左下:サイモン、PA担当、メイン卓/叩き出し兼任。最初は少しぶっきらぼうな感じでしたが、すぐに打ち解けました。多分無駄話は彼と一番したと思います。日本以外のアジアではMacは滅多に使われていませんが、彼はProTools用にiBookを持ち込んでいました。シンガポールで使ってる人って結構いるの、と訊くと、ぜんっぜんと答え、でも売っている店は2軒あるよと言っていました(webのApple Store Singaporeもあるので不自由しないでしょう)。彼も日本語での説明を理解していました。

右下:チュア、映像担当、最終段スイッチャー/V送出兼任。物静か。仕事上のやりとりは彼との間が一番多かったです。もらった名刺を見たら、チュアというのは名字のようでした。欧米では敬称なしで名字を呼ぶのはとても失礼な事ですが、ここではそう紹介され、他の人からもそう呼ばれていたので、どうもそれが普通のようでした。同じ英語を喋っていても所変われば物事も変わるのだと思いました。

様々な面で条件がハードな現場にも関わらず、彼らは不満も言わず働いてくれました。腕前という面でも日本の同業者と大差なく、本当に色々と助けられました。

技術系のスタッフにはそれぞれの分野でなんとなく共通する雰囲気があるのですが、前夜のミーティングの時に集まった彼らの顔を見回したら各々がやはりその道の顔をしていて驚きました。こういう面でも人間は共通なのだと感じます。

パーティ現場なので、本番は夜から。昼間は延々とリハーサルと直し、理由がよく解らない空き時間がランダムに出現します。日本人スタッフから少し離れた所で4人とずっと一緒だった僕は段々と色んな箇所が緩んで来て、たまに言葉の端々に4文字言葉が混ざるようになり始めました。
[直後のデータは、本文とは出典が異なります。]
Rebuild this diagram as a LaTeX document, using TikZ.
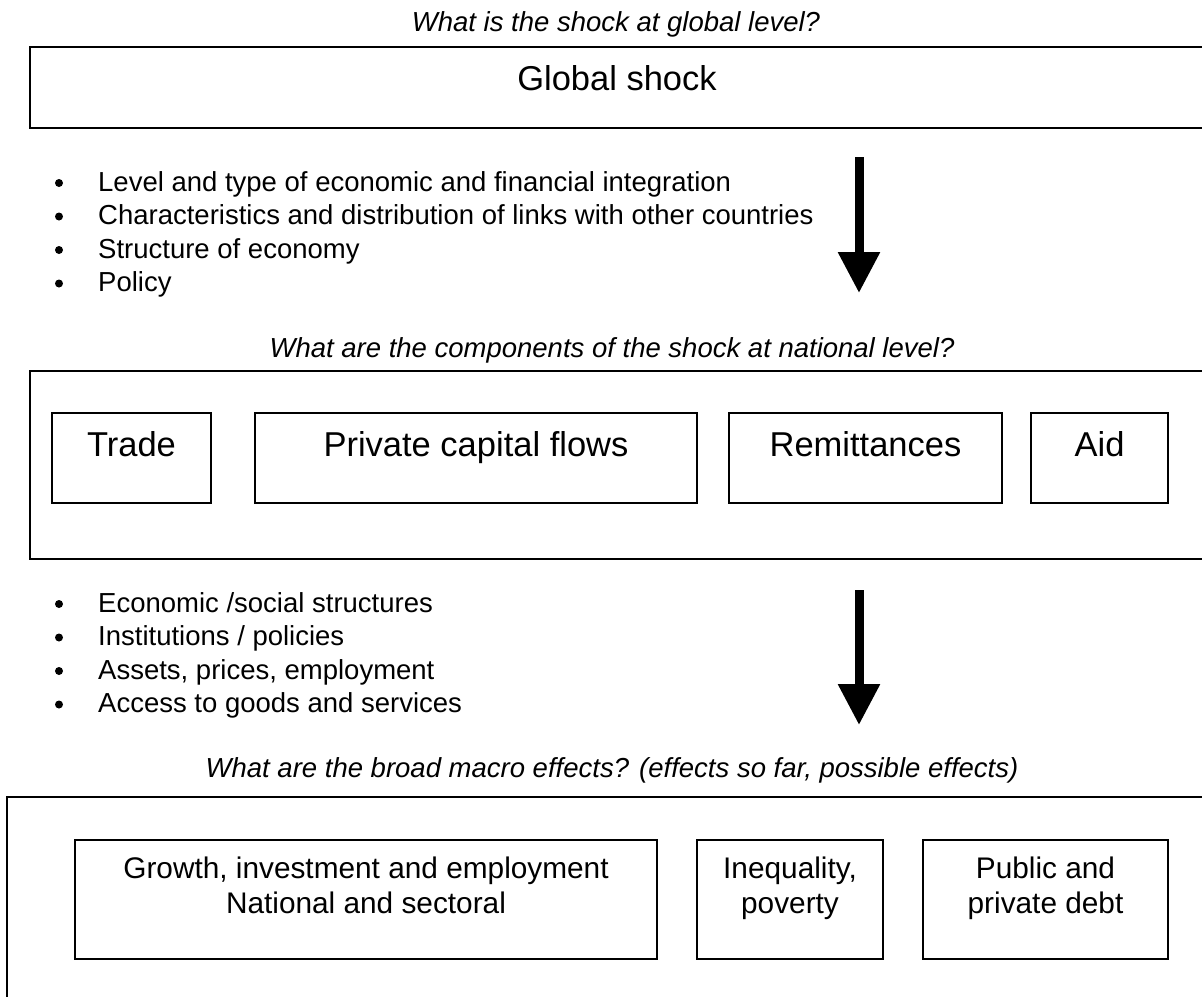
\documentclass[tikz,border=0pt]{standalone}
\usepackage{fontspec}
\setmainfont{Liberation Sans}
\usetikzlibrary{arrows.meta}
\begin{document}
\begin{tikzpicture}[x=1pt,y=-1pt,
  frame/.style={draw=black, line width=2pt, anchor=north west, inner sep=0pt, outer sep=0pt},
  question/.style={font=\fontsize{27.5}{33.5}\selectfont\itshape, anchor=base, inner sep=0pt},
  point/.style={font=\fontsize{27.5}{33.5}\selectfont, anchor=base west, inner sep=0pt},
  biglabel/.style={font=\fontsize{34.5}{40}\selectfont, anchor=base, inner sep=0pt},
  smalllabel/.style={font=\fontsize{29.8}{35}\selectfont, anchor=base, align=center, inner sep=0pt},
  flow/.style={line width=9pt, -{Triangle[width=40pt,length=41pt]}},
]
\clip (0,0) rectangle (1202,996);
\fill[white] (0,0) rectangle (1202,996);

% ---- global level ----
\node[question] (q1) at (616,31) {What is the shock at global level?};
\node[frame, minimum width=1200pt, minimum height=81pt] (global) at (30,47) {};
\node[biglabel] (globaltxt) at (617,90) {Global shock};

% transmission channels
\node[point] (c1) at (98,191)   {Level and type of economic and financial integration};
\node[point] (c2) at (98,224.5) {Characteristics and distribution of links with other countries};
\node[point] (c3) at (98,258)   {Structure of economy};
\node[point] (c4) at (98,291.5) {Policy};
\foreach \n in {c1,c2,c3,c4} \fill (\n.base west) ++(-39,-8) circle (4pt);

\coordinate (f1s) at (859,157);
\coordinate (f1e) at (859,293);
\draw[flow] (f1s) -- (f1e);

% ---- national level ----
\node[question] (q2) at (612,357) {What are the components of the shock at national level?};
\node[frame, minimum width=1200pt, minimum height=188pt] (national) at (30,371) {};
\node[frame, minimum width=159pt, minimum height=90pt] (trade) at (52,413) {};
\node[frame, minimum width=442pt, minimum height=90pt] (capital) at (255,413) {};
\node[frame, minimum width=273pt, minimum height=90pt] (remit) at (729,413) {};
\node[frame, minimum width=137pt, minimum height=90pt] (aid) at (1031,413) {};
\node[biglabel] at ([yshift=-43pt]trade.north) {Trade};
\node[biglabel] at ([yshift=-43pt]capital.north) {Private capital flows};
\node[biglabel] at ([yshift=-43pt]remit.north) {Remittances};
\node[biglabel] at ([yshift=-43pt]aid.north) {Aid};

% mediating factors
\node[point] (m1) at (98,612)   {Economic /social structures};
\node[point] (m2) at (98,645.5) {Institutions / policies};
\node[point] (m3) at (98,679)   {Assets, prices, employment};
\node[point] (m4) at (98,712.5) {Access to goods and services};
\foreach \n in {m1,m2,m3,m4} \fill (\n.base west) ++(-39,-8) circle (4pt);

\coordinate (f2s) at (859,590);
\coordinate (f2e) at (859,725);
\draw[flow] (f2s) -- (f2e);

% ---- macro effects ----
\node[question] (q3) at (612,777) {What are the broad macro effects? (effects so far, possible effects)};
\node[frame, minimum width=1220pt, minimum height=220pt] (macro) at (7,797) {};
\node[frame, minimum width=582pt, minimum height=119pt] (growth) at (75,840) {};
\node[frame, minimum width=186pt, minimum height=119pt] (inequal) at (697,840) {};
\node[frame, minimum width=245pt, minimum height=119pt] (debt) at (923,840) {};
% two-line labels: the base anchor sits on the second line
\node[smalllabel] at ([yshift=-73.7pt]growth.north) {Growth, investment and employment\\National and sectoral};
\node[smalllabel] at ([yshift=-73.7pt]inequal.north) {Inequality,\\poverty};
\node[smalllabel] at ([yshift=-73.7pt]debt.north) {Public and\\private debt};
\end{tikzpicture}
\end{document}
ロスアンゼルスから来たドラマーに、お前はハリウッドに住んでいた癖になんでそんなフォーマルな英語を喋るんだと問い詰められた僕にしては珍しいです(前夜、「よろしくお願いします」を訳せなくて「Kick Ass!」と言ったのが発端だったのでしょう)。

4人もどんどん地が出て来て、下品な冗談を言い合っては笑うようになり、しまいには「Horny」という単語(意味は書きません)まで飛び出して、僕は笑いが止まらなくなってしまいました。
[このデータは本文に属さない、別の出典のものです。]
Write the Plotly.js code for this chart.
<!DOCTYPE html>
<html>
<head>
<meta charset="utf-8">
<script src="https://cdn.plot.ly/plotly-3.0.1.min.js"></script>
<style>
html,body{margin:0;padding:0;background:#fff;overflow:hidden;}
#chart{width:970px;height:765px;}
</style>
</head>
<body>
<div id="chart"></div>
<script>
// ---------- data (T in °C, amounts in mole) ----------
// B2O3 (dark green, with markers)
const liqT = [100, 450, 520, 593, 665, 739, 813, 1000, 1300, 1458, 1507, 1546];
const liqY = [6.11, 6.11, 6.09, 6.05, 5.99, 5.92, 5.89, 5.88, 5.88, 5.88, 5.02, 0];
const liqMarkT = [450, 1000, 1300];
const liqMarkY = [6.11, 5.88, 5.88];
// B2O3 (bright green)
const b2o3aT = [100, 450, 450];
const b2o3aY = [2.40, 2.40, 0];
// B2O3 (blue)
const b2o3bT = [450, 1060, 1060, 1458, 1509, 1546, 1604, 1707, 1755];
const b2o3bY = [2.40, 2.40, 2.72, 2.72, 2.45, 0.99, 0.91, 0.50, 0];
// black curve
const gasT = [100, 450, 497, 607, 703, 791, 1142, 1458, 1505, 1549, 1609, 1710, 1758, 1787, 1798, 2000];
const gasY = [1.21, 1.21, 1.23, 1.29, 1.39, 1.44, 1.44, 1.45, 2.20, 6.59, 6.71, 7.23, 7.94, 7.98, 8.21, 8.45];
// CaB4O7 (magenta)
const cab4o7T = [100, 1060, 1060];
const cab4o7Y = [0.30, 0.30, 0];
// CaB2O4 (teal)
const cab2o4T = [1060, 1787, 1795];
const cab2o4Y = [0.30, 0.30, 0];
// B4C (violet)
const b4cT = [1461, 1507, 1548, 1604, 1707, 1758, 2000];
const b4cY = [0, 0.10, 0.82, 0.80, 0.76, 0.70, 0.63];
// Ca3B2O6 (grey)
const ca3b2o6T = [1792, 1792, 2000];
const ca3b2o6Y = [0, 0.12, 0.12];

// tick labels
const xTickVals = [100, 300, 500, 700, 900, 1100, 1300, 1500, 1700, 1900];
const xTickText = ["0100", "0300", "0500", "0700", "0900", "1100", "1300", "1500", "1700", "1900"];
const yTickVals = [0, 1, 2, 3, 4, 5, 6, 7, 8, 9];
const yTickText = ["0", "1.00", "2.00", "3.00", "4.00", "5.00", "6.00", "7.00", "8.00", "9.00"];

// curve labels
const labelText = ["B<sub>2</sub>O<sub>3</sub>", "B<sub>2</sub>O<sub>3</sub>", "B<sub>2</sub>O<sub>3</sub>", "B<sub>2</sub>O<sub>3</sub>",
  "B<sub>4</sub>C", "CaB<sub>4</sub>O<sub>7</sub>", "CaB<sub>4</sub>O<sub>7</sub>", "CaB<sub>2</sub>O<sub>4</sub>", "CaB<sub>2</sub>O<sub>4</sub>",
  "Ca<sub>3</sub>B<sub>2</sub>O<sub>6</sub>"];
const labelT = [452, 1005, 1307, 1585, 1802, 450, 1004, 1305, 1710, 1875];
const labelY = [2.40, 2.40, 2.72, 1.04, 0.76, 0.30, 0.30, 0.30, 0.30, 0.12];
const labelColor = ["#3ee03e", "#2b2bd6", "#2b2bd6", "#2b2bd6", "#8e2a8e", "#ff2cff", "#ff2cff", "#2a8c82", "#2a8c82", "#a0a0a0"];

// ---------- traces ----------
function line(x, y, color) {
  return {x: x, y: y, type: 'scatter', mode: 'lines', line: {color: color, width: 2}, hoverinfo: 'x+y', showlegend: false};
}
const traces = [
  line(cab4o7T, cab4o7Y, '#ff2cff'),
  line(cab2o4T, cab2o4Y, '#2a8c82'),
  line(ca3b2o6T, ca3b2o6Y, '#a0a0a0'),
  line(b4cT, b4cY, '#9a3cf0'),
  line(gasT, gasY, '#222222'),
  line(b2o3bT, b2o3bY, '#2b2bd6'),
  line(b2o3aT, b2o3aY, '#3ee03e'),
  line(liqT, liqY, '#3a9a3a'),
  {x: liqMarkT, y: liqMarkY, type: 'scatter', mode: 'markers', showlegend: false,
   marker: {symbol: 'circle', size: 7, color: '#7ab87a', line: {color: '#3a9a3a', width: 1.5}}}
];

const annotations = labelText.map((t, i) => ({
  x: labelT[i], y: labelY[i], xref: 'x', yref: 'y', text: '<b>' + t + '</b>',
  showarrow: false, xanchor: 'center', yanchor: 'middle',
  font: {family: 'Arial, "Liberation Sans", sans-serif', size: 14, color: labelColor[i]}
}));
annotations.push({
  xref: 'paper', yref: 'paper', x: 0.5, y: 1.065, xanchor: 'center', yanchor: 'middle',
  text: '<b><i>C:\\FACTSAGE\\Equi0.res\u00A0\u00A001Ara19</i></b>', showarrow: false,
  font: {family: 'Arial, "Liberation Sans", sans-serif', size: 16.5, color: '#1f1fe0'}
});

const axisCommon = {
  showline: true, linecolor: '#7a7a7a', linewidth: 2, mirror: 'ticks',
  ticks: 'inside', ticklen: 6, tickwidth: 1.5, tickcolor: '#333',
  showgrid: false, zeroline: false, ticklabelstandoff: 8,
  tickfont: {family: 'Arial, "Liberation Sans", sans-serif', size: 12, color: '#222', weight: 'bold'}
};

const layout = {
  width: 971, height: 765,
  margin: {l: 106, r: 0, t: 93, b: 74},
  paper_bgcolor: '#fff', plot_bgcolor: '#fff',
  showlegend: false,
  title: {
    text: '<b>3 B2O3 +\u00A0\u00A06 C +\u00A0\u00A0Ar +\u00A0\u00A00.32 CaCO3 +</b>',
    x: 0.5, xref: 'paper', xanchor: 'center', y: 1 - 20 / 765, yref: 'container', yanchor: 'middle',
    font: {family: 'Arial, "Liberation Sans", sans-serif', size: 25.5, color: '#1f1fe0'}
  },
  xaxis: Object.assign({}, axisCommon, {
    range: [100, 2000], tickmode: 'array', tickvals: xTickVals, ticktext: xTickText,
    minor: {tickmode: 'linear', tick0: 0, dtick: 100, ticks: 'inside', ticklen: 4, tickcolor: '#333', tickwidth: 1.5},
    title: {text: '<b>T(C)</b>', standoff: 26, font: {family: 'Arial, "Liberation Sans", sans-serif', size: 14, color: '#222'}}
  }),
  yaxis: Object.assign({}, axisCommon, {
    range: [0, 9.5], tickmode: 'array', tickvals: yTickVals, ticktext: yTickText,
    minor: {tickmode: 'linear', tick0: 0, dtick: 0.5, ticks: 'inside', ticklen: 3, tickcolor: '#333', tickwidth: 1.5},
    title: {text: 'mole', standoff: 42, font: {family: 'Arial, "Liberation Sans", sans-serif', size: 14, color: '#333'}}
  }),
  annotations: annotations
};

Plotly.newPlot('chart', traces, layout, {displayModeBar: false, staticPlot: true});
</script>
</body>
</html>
夕方、本番が近くなったのでスーツを取りに部屋へ行く途中、吹き抜けの所で何やらやっていました。

結局本番が終ったのは日付が変わった後。いつもは撤収終了まで立ち合い、または自分自身も撤収作業をしてから会場を出ますが、今回は他の日本人スタッフの人達に0時半にロビー集合と言われて終了即退出でした。

先にいなくなる事を後ろめたく感じつつ4人と別れの挨拶をして部屋に戻り、他の人達と合流してタクシーでマンダリン・ホテルへと向かいます。1階のファミリーレストラン風のレストランでようやくタイガー・ビールにありつき、頼んだのがこのPrawn Mee Soup。要するにエビラーメンですが、何故かスペアリブもゴロゴロ入っています。干しエビの出汁が効いたスープが美味でした。他の人と一緒にチキンライスも頼みましたが、ちょっと分量が多過ぎて残してしまいました。

部屋に戻ったのは結局2時過ぎ。風呂に入り、夜景を眺め、毎晩何本も流しているらしいハイジを少し見て寝ました。いよいよ明日からは自分の時間です。